What next for the Care Quality Commission?

21 July 2016

The CQC has come a long way in its recent history. Under new leadership since 2012, it has rolled out a rigorous and demanding new inspection regime. Now it is, to all intents and purposes, a different organisation. The regulator is close to having made a thorough inspection of every health and social care provider in the country, and the time is right to take stock of what these visits have revealed and consider how to move forward.

The CQC’s mission is to ensure people are well-served by those they trust to care for them, and protected from harm when they use services. This goal should, and will, remain at the centre of its approach. However, this is a time of scarce resources, rocketing demand and a seemingly endless list of priorities for the NHS to deliver. No sooner have providers started thinking about how to staff seven-day services from a chronic undersupply of workers than they are asked to develop sustainability and transformation plans, working with neighbours who they may not always consider their natural partners to completely overhaul local systems. In this context, something has got to give and with the first round of inspections almost complete, it is reasonable to ask whether the CQC’s regime could be scaled back and still deliver its purpose, as well as better value for the taxpayer.

The CQC’s mission is to ensure people are well-served by those they trust to care for them, and protected from harm when they use services. This goal should, and will, remain at the centre of its approach


In developing its strategy for the next five years, a flagship piece of work for the regulator, the CQC has done just this, and has sensibly concluded that the answer is yes – it can. It is also the only practical option, given the cuts in government funding to the regulator and further reductions expected in coming years. Plans to streamline and target resources more effectively have come as a relief to providers, who have sometimes struggled with the scale and intensity of inspections.

So the CQC has committed to adopting a more targeted, responsive and collaborative approach to regulation. We can all get on board with that. The trickier question is how? From a provider perspective, there are a few things that will be critical if the new model is to be a success.

Getting the intelligence right

The CQC’s ability to identify and respond to risk will depend on the quality and accuracy of the data and information it collects. Its proposed intelligence-driven model is predicated on the regulator knowing what to look for when targeting its efforts, to which end the CQC is building its analytic capacity. Without regular full inspections as a safety net, a failure to get this right could lead to grave consequences.

To date, providers have been sceptical about the CQC’s monitoring system, in particular in the community and mental health sectors, suggesting there could be a long way to go before it is fit for this new purpose. But using information from people who use services systematically alongside quantitative metrics, and working with providers to develop a universal way of understanding quality, are steps in the right direction.

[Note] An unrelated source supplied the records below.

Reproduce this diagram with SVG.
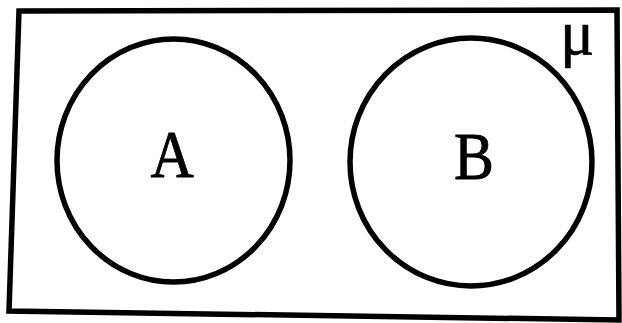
<svg xmlns="http://www.w3.org/2000/svg" width="622" height="323" viewBox="0 0 622 323">
<style>
.ln{fill:none;stroke:#000;stroke-width:5.5;stroke-linejoin:miter}
.lbl{font-family:"Liberation Serif",serif;font-size:68px;fill:#000;stroke:#000;stroke-width:0.8;text-anchor:middle}
.mu{font-family:"Liberation Serif",serif;font-size:64px;fill:#000;stroke:#000;stroke-width:0.6}
</style>
<rect width="622" height="323" fill="#fff"/>
<g id="universe">
<polygon class="ln" points="19,11 617,10 619,320 9,311"/>
<text class="mu" x="560" y="54">μ</text>
</g>
<g id="setA">
<ellipse class="ln" cx="173.5" cy="160.5" rx="116.5" ry="121.5"/>
<text class="lbl" transform="translate(172,177) scale(0.88,1)">A</text>
</g>
<g id="setB">
<ellipse class="ln" cx="471" cy="162" rx="121" ry="124"/>
<text class="lbl" transform="translate(474,179) scale(0.88,1)">B</text>
</g>
<g id="connectors"></g>
</svg>
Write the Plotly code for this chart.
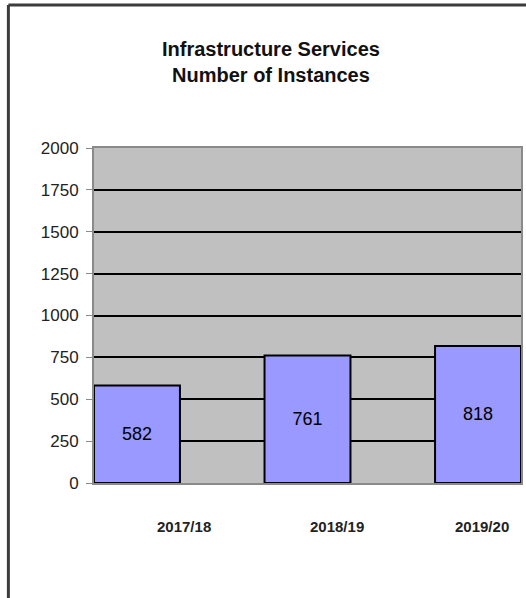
import plotly.graph_objects as go

categories = ["2017/18", "2018/19", "2019/20"]
instances = [582, 761, 818]
y_ticks = [0, 250, 500, 750, 1000, 1250, 1500, 1750, 2000]
title_lines = ["Infrastructure Services", "Number of Instances"]

# style: horizontal offsets of the category labels relative to the bars
label_offsets = [0.274, 0.172, 0.023]

fig = go.Figure(
    go.Bar(
        x=categories,
        y=instances,
        width=0.504,
        marker=dict(color="#9999FF", line=dict(color="black", width=2)),
        text=[str(v) for v in instances],
        textposition="inside",
        insidetextanchor="middle",
        textangle=0,
        textfont=dict(family="Liberation Sans, Arial", size=18, color="black"),
        hoverinfo="skip",
    )
)

fig.update_layout(
    width=526,
    height=598,
    margin=dict(l=94, r=3, t=148, b=115),
    paper_bgcolor="white",
    plot_bgcolor="#C0C0C0",
    showlegend=False,
    xaxis=dict(
        type="category",
        range=[-0.252, 2.252],
        showticklabels=False,
        showgrid=False,
        showline=True,
        mirror=True,
        linecolor="#8a8a8a",
        linewidth=2,
        ticks="",
        layer="below traces",
        fixedrange=True,
    ),
    yaxis=dict(
        range=[0, 2000],
        tickvals=y_ticks,
        ticktext=[str(t) for t in y_ticks],
        showgrid=True,
        gridcolor="black",
        gridwidth=2,
        zeroline=False,
        showline=True,
        mirror=True,
        linecolor="#8a8a8a",
        linewidth=2,
        ticks="outside",
        ticklen=6,
        tickcolor="#8a8a8a",
        ticklabelstandoff=4,
        tickfont=dict(family="Liberation Sans, Arial", size=17, color="#222222"),
        layer="below traces",
        fixedrange=True,
    ),
)

# category labels
for i, cat in enumerate(categories):
    fig.add_annotation(
        x=i + label_offsets[i],
        y=-0.131,
        xref="x",
        yref="paper",
        text=f"<b>{cat}</b>",
        showarrow=False,
        xanchor="center",
        yanchor="middle",
        font=dict(family="Liberation Sans, Arial", size=15, color="#222222"),
    )

# title
fig.add_annotation(
    x=0.415,
    y=1.2567,
    xref="paper",
    yref="paper",
    text="<b>" + "<br>".join(title_lines) + "</b>",
    showarrow=False,
    xanchor="center",
    yanchor="middle",
    align="center",
    font=dict(family="Liberation Sans, Arial", size=20, color="#111111"),
)

# outer chart frame (left and top edges visible)
frame_x = -0.2005
frame_y = 1.4269
fig.add_shape(type="line", xref="paper", yref="paper",
              x0=frame_x, y0=-0.5, x1=frame_x, y1=frame_y,
              line=dict(color="#3c3c3c", width=3))
fig.add_shape(type="line", xref="paper", yref="paper",
              x0=frame_x, y0=frame_y, x1=1.1, y1=frame_y,
              line=dict(color="#3c3c3c", width=3))

fig.write_html("out.html")
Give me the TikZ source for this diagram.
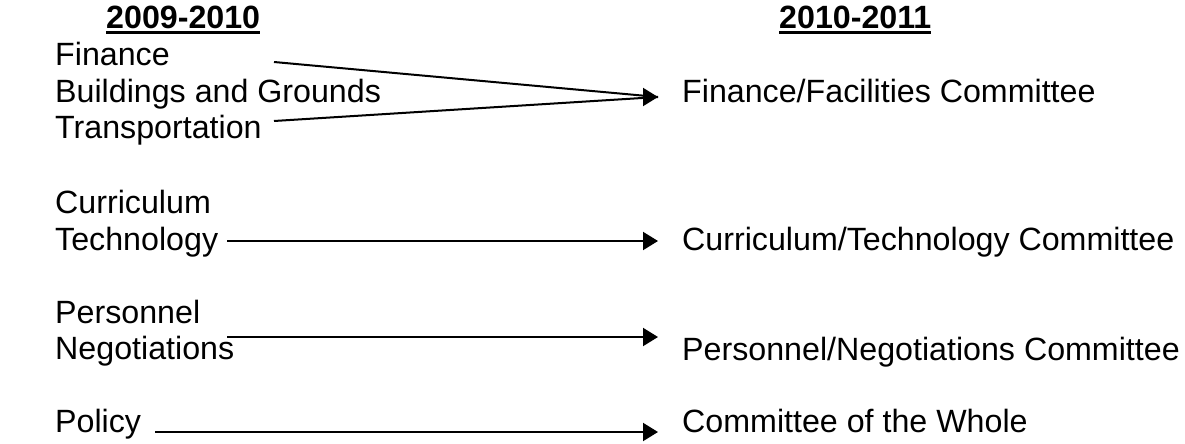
\documentclass[tikz,border=0pt]{standalone}
\usepackage{fontspec}
\setmainfont{Liberation Sans}
\usetikzlibrary{arrows.meta}
\newcommand\yearhead[1]{\setbox0\hbox{\bfseries #1}\rlap{\rule[-5.5pt]{\wd0}{3.2pt}}\box0}

\begin{document}
\begin{tikzpicture}[x=1pt,y=-1pt,
    item/.style={anchor=base west,inner sep=0pt,font=\fontsize{32.2}{36}\selectfont},
    link/.style={line width=2pt},
    tipped/.style={link,-{Triangle[length=15pt,width=18pt]}}]
        \useasboundingbox (0,0) rectangle (1185,444);
        % headings
        \node[item] (old) at (106,29) {\yearhead{2009-2010}};
        \node[item] (new) at (779,29) {\yearhead{2010-2011}};
        % 2009-2010 committees
        \node[item] (fin) at (55,66) {Finance};
        \node[item] (bld) at (55,102) {Buildings and Grounds};
        \node[item] (trn) at (55,138) {Transportation};
        \node[item] (cur) at (55,213) {Curriculum};
        \node[item] (tec) at (55,250) {Technology};
        \node[item] (per) at (55,323) {Personnel};
        \node[item] (neg) at (55,359) {Negotiations};
        \node[item] (pol) at (55,432) {Policy};
        % 2010-2011 committees
        \node[item] (ffc) at (682,102) {Finance/Facilities Committee};
        \node[item] (ctc) at (682,250) {Curriculum/Technology Committee};
        \node[item] (pnc) at (682,360) {Personnel/Negotiations Committee};
        \node[item] (cow) at (682,432) {Committee of the Whole};
        % line ends
        \coordinate (finS) at (274,62);
        \coordinate (trnS) at (274,121);
        \coordinate (tecS) at (227,241);
        \coordinate (negS) at (227,337);
        \coordinate (polS) at (155,432);
        \coordinate (ffBase) at (643,97);
        \coordinate (ffTip) at (658,97);
        \coordinate (ctTip) at (658,241);
        \coordinate (pnTip) at (658,337);
        \coordinate (cwTip) at (658,432);
        % arrows
        \draw[link] (finS)--(ffTip);
        \draw[link] (trnS)--(ffTip);
        \draw[tipped] (ffBase)--(ffTip);
        \draw[tipped] (tecS)--(ctTip);
        \draw[tipped] (negS)--(pnTip);
        \draw[tipped] (polS)--(cwTip);
      \end{tikzpicture}
\end{document}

Making space for new ways of delivering care

The new models of care that are springing up throughout the health and care system are changing the face of provision, and rightly so. New demographics, health challenges, lifestyles and expectations demand new ways of thinking about healthcare that fits around people’s lives and makes them active partners.

A rigid adherence to an institutionally based model of regulation could stymie innovation, undermine efforts to integrate care and potentially punish providers who attempt to put in place new structures to deliver quality care efficiently. The CQC is right to recognise the need to respond flexibly to these new models, while ensuring the care provided meets fundamental standards and that the proper lines of accountability are maintained. The regulator must also be wary of jumping ahead of the sector and trying to pre-empt how provision will develop over time.

Securing the confidence of providers and the public

If the CQC wishes to become the sole arbiter of quality in health and social care provision, relied on by the public to decide where they go for care, by providers to get information on where they can improve and by NHS Improvement to help determine the level of support providers require, it will be essential that it can demonstrate the reliability of its insights, the impact of its activity and the efficiency of its processes over the long term.

Minimising the burden the model places on providers, ensuring its staff are equipped for the job and measuring the value it delivers will all be key factors for the CQC to cement its place in the system. Communicating the difference it makes is perhaps one of the biggest challenges the regulator will face.

Working with other national bodies to tackle the barriers to efficient, high-quality care

The CQC, NHS Improvement and NHS England together hold many levers that can enable providers to deliver excellent care. However, these levers also have the potential to make things more difficult when they pull in opposite directions or distract focus from the real goal: keeping people well.

The CQC has travelled a long way, but it has a long journey still ahead of it


Regulation, payment systems and performance standards are all intended to incentivise the best use of resources to deliver the best possible health services, but they can inadvertently have negative effects, particularly when a provider seeks to break the mould and do something that falls outside the established parameters.
National bodies also have a responsibility to understand the risks providers may well face in making changes, which includes not encouraging them to take steps that might place them on shaky legal ground. It is essential that they work together to eliminate perverse incentives in the system and act as an enabling, supportive structure that promotes innovation.

The CQC has travelled a long way, but it has a long journey still ahead of it. The current regime took shape at a time when people’s confidence in health and care regulation had been deeply shaken, and a thorough overhaul was needed to rebuild trust.

The foundations have been laid, and in a climate of growing pressure on resources across the public sector, the CQC will need to think carefully as it implements its strategy about how best to meet the challenges of the future and sustainably support providers’ own initiatives to safely deliver the care people need now.